Labour Contracts and Liabilities

Labour Contracts and Liabilities


An employee could be eligible for open-ended
contract in a few situations. The first one is that the employee has worked
for the employer for more than 10 years; the second one is that the employee and employer
have signed two times of fixed term contract and both parties agree to renew the contract. For this situation the practices are a bit
different in China in different places. The third one is that both parties maintained
the employment relationship for over a year without a written contract. Generally, there’re two parts of liabilities
if the company doesn’t want to renew the contract. The first situation is that according to the
Labour Contract Law of PRC, the company doesn’t have to sign an open ended contract with an
employee.
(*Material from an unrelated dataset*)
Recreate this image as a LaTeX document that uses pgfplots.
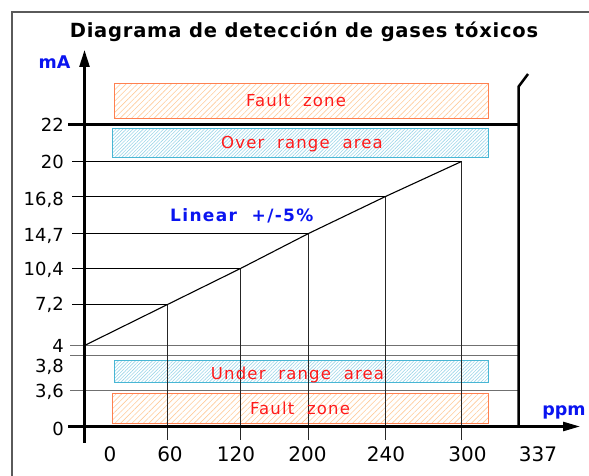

In this case, the contract can be expired
but the employer should pay economic compensation to the employee. The economic compensation is calculated based
on the number of years that the employee has worked for the employer, at the rate of one
monthly wage per full year of work. For any period of more than 6 months and less
than one year, it’s calculated as one full year; for any period of less than 6 months
it’s counted as half of a year. Here’s a cap issue for those people who
get higher salary. If the employee’s salary is higher than
3 times of the average monthly salary of people declared by the local people’s government,
then it’s capped at 3 times of monthly average salary. The number of years is capped at no more than
12 years of the employee’s work. Another situation is that according to the
law, the employer has to sign an open-ended contract with an employee, in this case if
there’s no legal reasons found to support such expiration of contract then it’ll be
deemed as illegal termination. If you want to terminate an employee before
the expiration of the contract without any legal reason to support that, this termination
should be deemed as illegal termination. There’re two possible liabilities based
on different claims from the employee. First one is that if the employee claims to
return to work, the employer should offer the original job or provide another job for
the employee, as long as the employee’s claim is supported by the labour dispute arbitration
commission or the court, unless proved by the employer that after the dismissal the
employee has worked for another company, or it’s objectively impossible for the employee
to come back to work. Alternatively, the employee may choose to
ask for economic compensation from the employer due to the illegal termination. In this situation, the employee is supposed
to be paid a compensation which equals to double economic compensation. The first and the best way to resolve a dispute
is to avoid the dispute. For example, it’s essential for the company
to maintain compliance management. If you want to terminate an employee, it’s
suggested that you try to meet all the legal conditions and go through legal procedures. In some cases it’s very hard for the company
to find enough evidence terminate an employment relationship unilaterally, but from the perspective
of business management, some employees may not be kept any more. In this case it’s strongly recommended to
choose mutual termination. After a labour dispute happened, there’re
still many opportunities for the employer and employee to reach an agreement through
negotiation and mediation if the company wants to avoid potential litigation risks. If it is meaningless for the company
to negotiate, unilateral termination or waiting for a result of judgment is also a possible
option. But really be careful that before taking this
route the employer should know all the potential risks for every step.